June 27, 2016
Best tall buildings in the world, regional awards winners announced 0
The Council on Tall Buildings and Urban Habitat (CTBUH) has announced the winners of its annual Tall Building Awards for 2016. The Awards are, judged by a panel of experts, primarily drawn from the property and architecture sectors. The CTBUH claims its awards provide ‘a more comprehensive and sophisticated view of these important structures, while advocating for improvements in every aspect of performance, including those that have the greatest positive impact on the individuals who use these buildings and the cities they inhabit.’ The best tall buildings have been announced for each of four regions: Americas, Asia & Australasia, Europe and Middle East & Africa. While the winners in the Middle East and US were both residential projects, the winners in Asia and Europe were both primarily office based or mixed use projects; the Shanghai Tower in Shanghai and The White Walls mixed-use building in Nicosia, Cyprus.

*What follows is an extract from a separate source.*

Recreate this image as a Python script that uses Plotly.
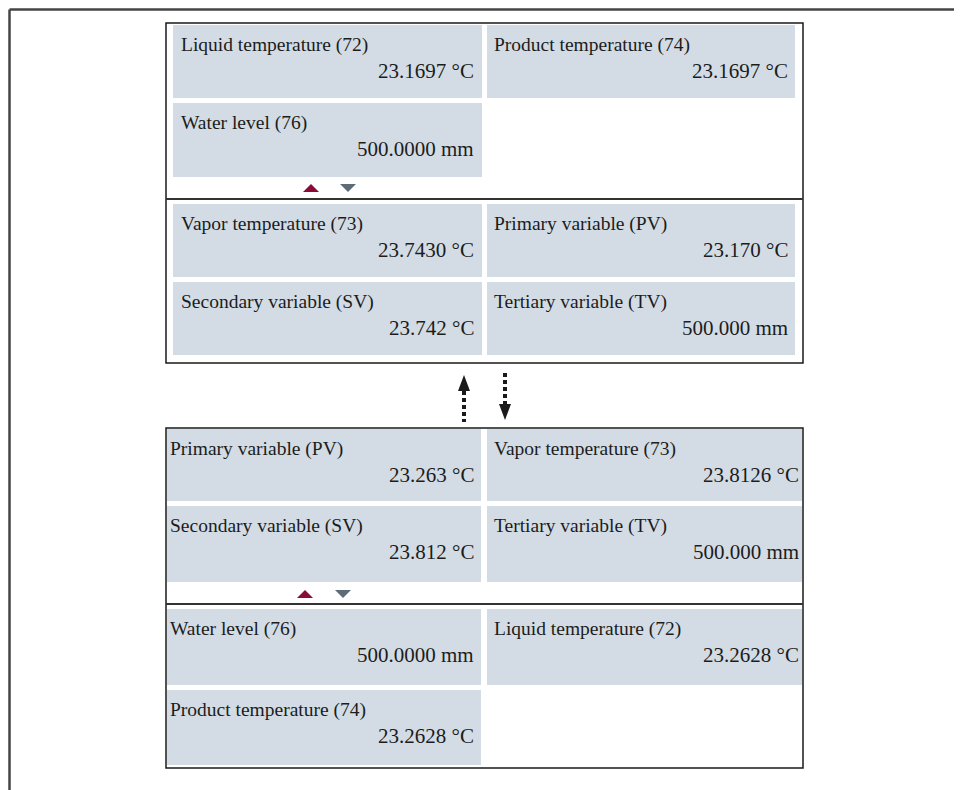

Best Tall Building Asia & Australasia Winner
The overtly phallic Shanghai Tower addresses one of the most common criticisms of tall buildings – their propensity to turn surrounding streets into arid wind tunnels – with a twisting form that dissipates ‘wind loading’ by around a quarter. Completed last year, the buildings is 632 m tall (2,073 feet) and has 133 floors. The tower incorporates nine vertical, each with its own ‘sky lobby’ with an atrium and garden to create a sense of community.
According to juror Antony Wood, Juror, Executive Director, CTBUH, Chicago: “Shanghai Tower shows the greatest commitment to communal space in a tall building since Commerzbank Tower completed in 1997. It contains the world’s first truly ‘inhabitable’ double-skin façade on a skyscraper, which is not only remarkable for its intended greenery, but its incorporation into the tower’s overall ventilation strategy. The sacrifice of valuable floor area to realize this social amenity proves that the aspirations for Shanghai Tower went far beyond mere commercial gain.”
Best Tall Building Europe Winner
Not normally the sort of place associated with skyscrapers, The White Walls has ‘single-handedly transformed the urban silhouette of Nicosia’ claims the awards jury. However, the jurors draw attention to the unmistakeable Mediterranean aesthetic of the building, including the building’s landscaped perforations, use of shade, white walls and use of native plants on the facades.
Karl Fender, Jury Chair, Director, Fender Katsalidis Architects, Melbourne said: “The White Walls is a truly groundbreaking exercise in materiality, serving as a successful expression of the architectural and environmental values of the Mediterranean across the vertical axis. Extensive vegetation on the north façade and the presence of loggias on the south façade create a very real connection with nature, while the tower’s punctured concrete walls quite literally ‘bleed green’ with tangles of local plant species.”